• _Problem details_
Retype the opening lines of the data exactly, stopping after the line that contains "stereotype that \u201cgirls". Skip every picture.

** Begin Data lines **

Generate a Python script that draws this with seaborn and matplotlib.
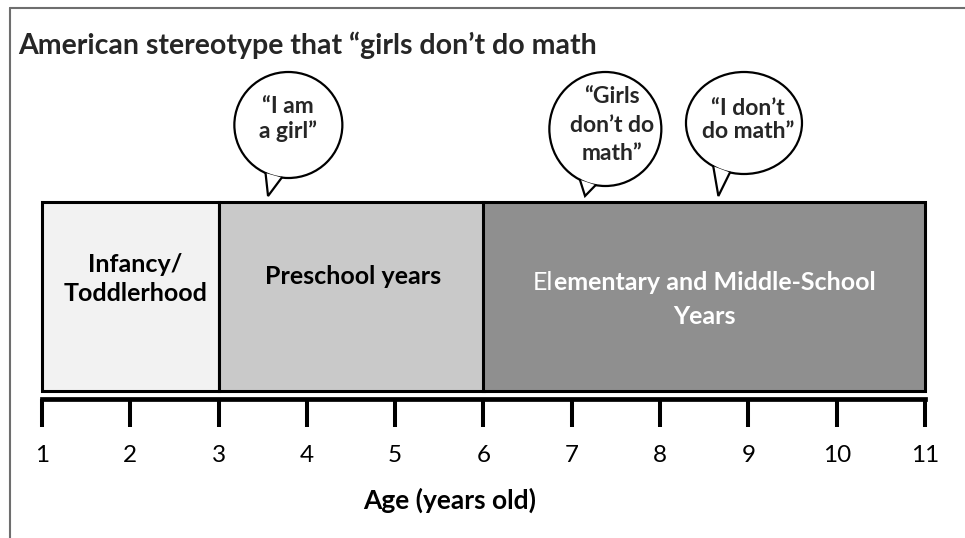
#!/usr/bin/env python3
"""Timeline of when the 'girls don't do math' stereotype shows up in childhood."""

import matplotlib

matplotlib.use("Agg")
import matplotlib.pyplot as plt  # noqa: E402
import numpy as np  # noqa: E402
import seaborn as sns  # noqa: E402
from matplotlib.lines import Line2D  # noqa: E402
from matplotlib.patches import Ellipse, Polygon  # noqa: E402

# --- data -------------------------------------------------------------------
stage_labels = ["Infancy/\nToddlerhood", "Preschool years", "Elementary and Middle-School\nYears"]
stage_start = [1, 3, 6]
stage_end = [3, 6, 11]

ages = list(range(1, 12))

quotes = [
    "\u201cI am\na girl\u201d",
    "\u201cGirls\ndon\u2019t do\nmath\u201d",
    "\u201cI don\u2019t\ndo math\u201d",
]
quote_age = [3.79, 7.38, 8.95]      # where each bubble sits on the age axis
quote_tip_age = [3.56, 7.15, 8.66]  # where its tail points

title = "American stereotype that \u201cgirls don\u2019t do math"

# --- layout (pixel units, y grows downwards) --------------------------------
W, H = 965, 538
PX_PER_YEAR = 88.3
X1_PX = 42  # pixel position of age 1
BOX_TOP, BOX_BOT = 202, 391
AXIS_Y = 399
stage_colors = ["#f2f2f2", "#c9c9c9", "#8f8f8f"]
stage_text_color = ["black", "black", "white"]
stage_text_y = [279, 277, 300]
stage_text_dx = [5, 2, 0]
STAGE_FS = 18

bubble_y = [125, 129, 123]
bubble_h = [106, 114, 102]
bubble_w_px = [108, 112, 116]
bubble_tail_deg = [(-115, -97), (-117, -100), (-122, -104)]
bubble_text_dx = [0, 7, 4]
bubble_text_y = [119, 125, 120]
bubble_linespacing = [1.2, 1.45, 1.15]
TIP_Y = 196

sns.set_theme(style="white")
plt.rcParams["font.family"] = ["Lato", "DejaVu Sans"]

fig = plt.figure(figsize=(W / 100, H / 100), dpi=100)
ax = fig.add_axes([0, 0, 1, 1])
ax.set_xlim(1 - X1_PX / PX_PER_YEAR, 1 + (W - X1_PX) / PX_PER_YEAR)
ax.set_ylim(H, 0)
ax.patch.set_alpha(0)

# stage boxes
widths = np.subtract(stage_end, stage_start)
ax.barh(
    (BOX_TOP + BOX_BOT) / 2,
    widths,
    left=stage_start,
    height=BOX_BOT - BOX_TOP,
    color=stage_colors,
    edgecolor="black",
    linewidth=2.2,
    zorder=2,
)
for i, lab in enumerate(stage_labels):
    mid = (stage_start[i] + stage_end[i]) / 2 + stage_text_dx[i] / PX_PER_YEAR
    if lab.startswith("El"):
        # the source has the first two letters in a lighter weight
        first, rest = lab.split("\n")
        t1 = ax.text(mid, stage_text_y[i] - 17, "El", ha="left", va="center",
                     fontsize=STAGE_FS, color=stage_text_color[i], zorder=3)
        t2 = ax.annotate(first[2:], xy=(1, 0), xycoords=t1, ha="left", va="bottom",
                         fontsize=STAGE_FS, fontweight="bold",
                         color=stage_text_color[i], zorder=3)
        ax.text(mid, stage_text_y[i] + 17, rest, ha="center", va="center",
                fontsize=STAGE_FS, fontweight="bold", color=stage_text_color[i], zorder=3)
        fig.canvas.draw()
        r = fig.canvas.get_renderer()
        w_all = t1.get_window_extent(r).width + t2.get_window_extent(r).width
        cx = ax.transData.transform((mid, 0))[0]
        t1.set_x(ax.transData.inverted().transform((cx - w_all / 2, 0))[0])
    else:
        ax.text(mid, stage_text_y[i], lab, ha="center", va="center", fontsize=STAGE_FS,
                fontweight="bold", color=stage_text_color[i], linespacing=1.3, zorder=3)

# age axis: bottom spine moved up under the boxes
for side in ("left", "right", "top"):
    ax.spines[side].set_visible(False)
ax.spines["bottom"].set_position(("data", AXIS_Y))
ax.spines["bottom"].set_bounds(ages[0], ages[-1])
ax.spines["bottom"].set_linewidth(3.4)
ax.spines["bottom"].set_color("black")
ax.set_xticks(ages)
ax.set_xticklabels([str(a) for a in ages])
ax.set_yticks([])
ax.tick_params(axis="x", bottom=True, direction="out", length=20, width=2.9,
               color="black", pad=13, labelsize=17.5, labelcolor="black")
ax.set_xlabel("Age (years old)", fontsize=19, fontweight="bold", color="black")
ax.xaxis.set_label_coords(450 / W, 1 - 500 / H)
ax.xaxis.label.set_va("center")
ax.grid(False)

# speech bubbles
for i, q in enumerate(quotes):
    a = bubble_w_px[i] / PX_PER_YEAR / 2
    b = bubble_h[i] / 2
    cx, cy = quote_age[i], bubble_y[i]
    ax.add_patch(Ellipse((cx, cy), 2 * a, 2 * b, facecolor="white",
                         edgecolor="black", linewidth=1.6, zorder=4))
    t0, t1_ = np.deg2rad(bubble_tail_deg[i])
    p1 = (cx + a * np.cos(t0), cy - b * np.sin(t0))
    p2 = (cx + a * np.cos(t1_), cy - b * np.sin(t1_))
    tip = (quote_tip_age[i], TIP_Y)
    ax.add_patch(Polygon([p1, tip, p2], closed=True, facecolor="white",
                         edgecolor="none", zorder=5))
    ax.plot([p1[0], tip[0], p2[0]], [p1[1], tip[1], p2[1]], color="black",
            linewidth=1.6, solid_joinstyle="miter", zorder=6)
    ax.text(cx + bubble_text_dx[i] / PX_PER_YEAR, bubble_text_y[i], q, ha="center",
            va="center", fontsize=16.5, fontweight="bold",
            linespacing=bubble_linespacing[i], zorder=7)

fig.text(18 / W, 1 - 45 / H, title, ha="left", va="center", fontsize=20.5,
         fontweight="bold", color="#262626")

# thin frame on the top and left edges
fig.add_artist(Line2D([10 / W, 1], [1 - 8 / H] * 2, transform=fig.transFigure,
                      color="#6e6e6e", linewidth=1.5))
fig.add_artist(Line2D([10 / W] * 2, [0, 1 - 8 / H], transform=fig.transFigure,
                      color="#6e6e6e", linewidth=1.5))

fig.savefig("out.png", dpi=100)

** End Data lines **

• _Reply_
Generate a Python script that draws this with seaborn and matplotlib.
#!/usr/bin/env python3
"""Timeline of when the 'girls don't do math' stereotype shows up in childhood."""

import matplotlib

matplotlib.use("Agg")
import matplotlib.pyplot as plt  # noqa: E402
import numpy as np  # noqa: E402
import seaborn as sns  # noqa: E402
from matplotlib.lines import Line2D  # noqa: E402
from matplotlib.patches import Ellipse, Polygon  # noqa: E402

# --- data -------------------------------------------------------------------
stage_labels = ["Infancy/\nToddlerhood", "Preschool years", "Elementary and Middle-School\nYears"]
stage_start = [1, 3, 6]
stage_end = [3, 6, 11]

ages = list(range(1, 12))

quotes = [
    "\u201cI am\na girl\u201d",
    "\u201cGirls\ndon\u2019t do\nmath\u201d",
    "\u201cI don\u2019t\ndo math\u201d",
]
quote_age = [3.79, 7.38, 8.95]      # where each bubble sits on the age axis
quote_tip_age = [3.56, 7.15, 8.66]  # where its tail points

title = "American stereotype that \u201cgirls don\u2019t do math"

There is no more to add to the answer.